Setiap tanggal 23 Juli setiap tahunnya kita memperingati HAN (Hari Anak Nasional). HAN diartikan sebagai ajakan kepada seluruh warga demi memperingati serta merenungkan apa yang harus kita lakukan demi mewujudkan dunia anak-anak yang lebih baik.
Peringatan HAN di Indonesia kerap diperingati dengan berbagai perlombaan dan aktivitas bersama pada anak-anak setingkat SD SMP dan SMA. Pemerintah mensinergikan HAN antara lain melalui Menteri Koordinator Bidang Kesejahteraan Rakyat sebagai koordinator dan didukung oleh Kementerian Pendidikan dan Kebudayaan serta Kementerian Pemberdayaan Perempuan dan Perlindungan Anak.
Presiden Soeharto pernah mengatakan bahwa anak harus mempunyai bekal keimanan, jiwa dan semangat serta kesegaran jasmani agar dapat tumbuh dan berkembang menjadi manusia yang berbudi luhur, bersusila, cerdas dan bertaqwa kepada Tuhan Yang Maha Esa.
Hak anak merupakan poros pemerintah, maka dibentuklah KPAI (Komisi Perlindungan Anak Indonesia). UU nomor 23 tahun 2002 tentang Perlindungan Anak menjadi sebab terbentuknya Kementerian Pemberdayaan Perempuan dan Perlindungan Anak.
Namun miris sekali, hanya beberapa hari menjelang Hari Anak Nasional 23 Juli justru terjadi pemvonisan yang membangkitkan bulu roma.
WA seorang anak berusia 15 tahun divonis enam bulan penjara dikarenakan WA menggugurkan kandungannya yang telah berusia enam bulan.
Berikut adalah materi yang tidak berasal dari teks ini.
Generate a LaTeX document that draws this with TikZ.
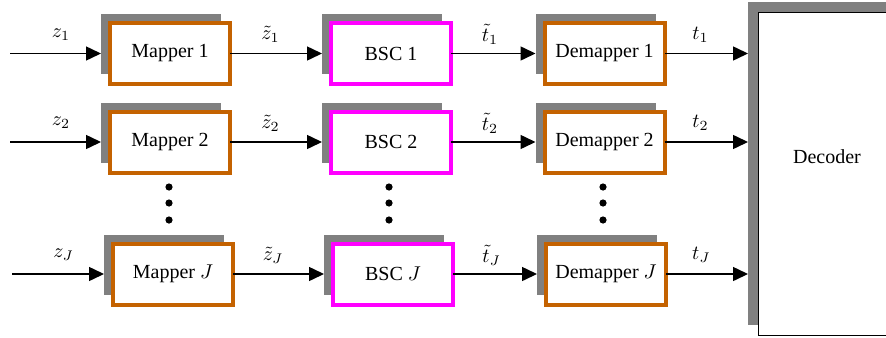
\documentclass[tikz,border=0pt]{standalone}
\usepackage{fontspec}
\setmainfont{Liberation Serif}
\usetikzlibrary{arrows.meta}
\definecolor{mapcol}{RGB}{196,98,0}
\definecolor{bsccol}{RGB}{255,0,255}
\definecolor{shadecol}{RGB}{128,128,128}

\begin{document}
\begin{tikzpicture}[x=0.5pt,y=-0.5pt,
  blk/.style={rectangle, minimum width=60pt, minimum height=30.5pt, line width=2pt,
    fill=white, font=\fontsize{10}{12}\selectfont, inner sep=0pt, outer sep=0pt},
  mapbox/.style={blk, draw=mapcol},
  bscbox/.style={blk, draw=bsccol},
  shade/.style={rectangle, fill=shadecol, minimum width=60pt, minimum height=30pt,
    inner sep=0pt, outer sep=0pt},
  link/.style={line width=0.75pt, -{Triangle[length=7.5pt,width=7pt]}},
  sig/.style={font=\fontsize{10}{12}\selectfont, inner sep=0pt},
  dot/.style={circle, fill=black, inner sep=0pt, minimum size=3.6pt}
]
\clip (0,0) rectangle (886,337);

% decoder block with its shadow
\node[rectangle, fill=shadecol, anchor=north west, minimum width=121pt,
  minimum height=161.5pt, inner sep=0pt, outer sep=0pt] (decs) at (748,2) {};
\node[rectangle, draw=black, line width=0.5pt, fill=white, anchor=north west,
  minimum width=121pt, minimum height=161.5pt, inner sep=0pt, outer sep=0pt] (dec) at (758,12) {};
\node[sig] (declab) at (827,157) {Decoder};

% one chain mapper -> BSC -> demapper per row
\foreach \r/\y/\xa/\xb/\xc/\lab/\xs in {1/53.5/170/391/604.5/1/10, 2/142/170/391/604.5/2/10, J/274/173/393/606/$J$/12}{
  \node[shade] (ms\r) at (\xa-9,\y-9.5) {};
  \node[shade] (bs\r) at (\xb-9,\y-9.5) {};
  \node[shade] (ds\r) at (\xc-9,\y-9.5) {};
  \node[mapbox] (m\r) at (\xa,\y) {Mapper \lab};
  \node[bscbox] (b\r) at (\xb,\y) {BSC \lab};
  \node[mapbox] (d\r) at (\xc,\y) {Demapper \lab};
  \coordinate (in\r) at (\xs,\y);
  \draw[link] (in\r) -- node[sig, pos=0.56, yshift=9.5pt] (lz\r) {$z_\r$} (ms\r.west |- m\r.center);
  \draw[link] (m\r.east) -- node[sig, pos=0.44, yshift=9.5pt] (lzt\r) {$\tilde z_\r$} (bs\r.west |- b\r.center);
  \draw[link] (b\r.east) -- node[sig, pos=0.46, yshift=9.5pt] (ltt\r) {$\tilde t_\r$} (ds\r.west |- d\r.center);
  \draw[link] (d\r.east) -- node[sig, pos=0.43, yshift=9.5pt] (lt\r) {$t_\r$} (decs.west |- d\r.center);
}

% vertical ellipses between row 2 and row J
\foreach \x/\c in {169/m,389/b,603/d}{
  \node[dot] (\c dot1) at (\x,187) {};
  \node[dot] (\c dot2) at (\x,203) {};
  \node[dot] (\c dot3) at (\x,220) {};
}
\end{tikzpicture}
\end{document}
Janin yang dikandung WA adalah sebagai perbuatan bejat kakak kandungnya sendiri yang memerkosa WA.
Keputusan pengadilan dikecam banyak pihak, namun KPAI mengatakan memahami keputusan itu.
Bila dilihat kronologis, warga Batanghari, Jambi, akhir Mei lalu terkejut dengan penemuan sesosok janin mengenaskan di sebuah kebun kelapa sawit di daerah situ. Hasil penyelidikan polisi menyatakan bahwa janin tersebut adalah sebagai hasil pengguguran kandungan seorang anak berusia 15 tahun akibat perkosaan yang dilakukan oleh kakaknya sendiri.
Pengadilan Negeri Muara Bulian membui WA dengan enam bulan penjara karena aborsi yang dilakukan WA, sedang kakak (si pelaku pemerkosaan) divonis 2 tahun penjara. AA (pelaku pemerkosa) dan WA diperintahkan segera menjalani rehabilitasi di LPKA (Lembaga Pembinaan Khusus Anak). Vonis itu lebih rendah dari tuntutan jaksa sehari sebelumnya yang memvonis AA tujuh tahun penjara dan WA satu tahun penjara.
Walau vonis yang dijatuhkan Pengadilan Negeri lebih rendah dari tuntutan jaksa, tetapi banyak pihak yang mengecam keputusan tersebut.
Direktur Eksekutif Institute Criminal Justice Reform (ICJR) mengatakan putusan pengadilan itu kurang tepat.